Fourier arrange ici un peu son histoire. La fessée est certainement authentique, mais il transpose sûrement de quelques années les réflexions et les serments qu’elle lui fit faire, et se fait un mérite d’une de ces intempérances de langage dont les enfants les plus ordinaires sont coutumiers. Il n’en demeure pas moins qu’un tel accident, qui se fût enregistré dans l’esprit d’un autre enfant au même plan que les ordinaires corrections paternelles, devait faire une profonde impression sur celui de Fourier, ardent et méditatif, et y éveiller trop tôt la réflexion. L’enfant annonce toujours l’homme par quelque trait. Un autre eût tiré son profit de la fessée pour apprendre désormais à mentir congrûment, commercialement. Chez Fourier, elle devait amener un résultat opposé : elle choqua d’abord sa logique ; et elle est simple et impérieuse chez tout enfant, si vacillante que soit encore sa pensée. Elle suscita ensuite le sentiment d’équité, ou si l’on veut d’harmonie, qui devait le porter à refaire le monde selon ce sentiment.

Son premier essai date du 11 Frimaire an XII. Dans un article assez court publié par le Bulletin de Lyon, il donne, sous le titre : Harmonie universelle, la substance de sa doctrine. Il y interpelle les « grands hommes de tous les siècles », les « aveugles savants » : « Voyez vos villes peuplées de mendiants, leur crie-t-il, vos citoyens luttant contre la faim, vos champs de bataille, et toutes vos infamies sociales. » D’où vient le mal ? De ce que l’homme, créé par Dieu pour le bonheur, s’est sans cesse ingénié à contrarier ce décret providentiel. C’est pour cela qu’il est tombé de sauvagerie en barbarie, et de là en civilisation.
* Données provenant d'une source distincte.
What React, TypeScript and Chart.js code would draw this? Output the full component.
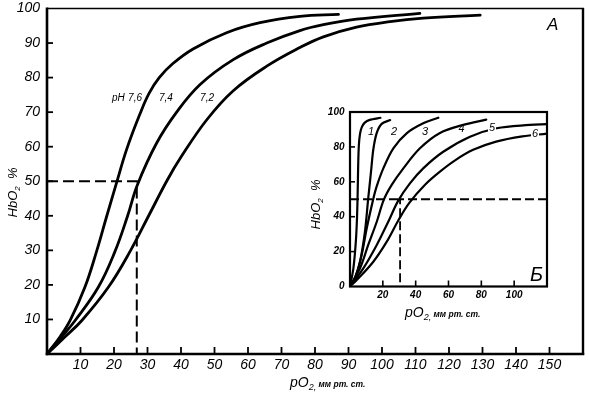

« Les savants n’ont pas jugé digne d’attention l’attraction passionnée, qui mène à la découverte des lois sociales. Au lieu de réprimer les passions que Dieu a mises en nous, et il ne pouvait vouloir notre mal, utilisons-les à en tirer notre bien. Que les hommes se réunissent selon leurs goûts, leurs sentiments, leurs idées, pour s’aider mutuellement à satisfaire leurs passions, et l’harmonie naîtra de l’infinie variété des groupements, chacun d’eux s’étant occupé à satisfaire un besoin. Voilà ce qui « va conduire le genre humain à l’opulence, aux voluptés, à l’unité du globe. » Chacun obéissant avec joie aux impulsions de la nature, « le globe entier ne composera qu’une seule nation, n’aura qu’une seule administration. »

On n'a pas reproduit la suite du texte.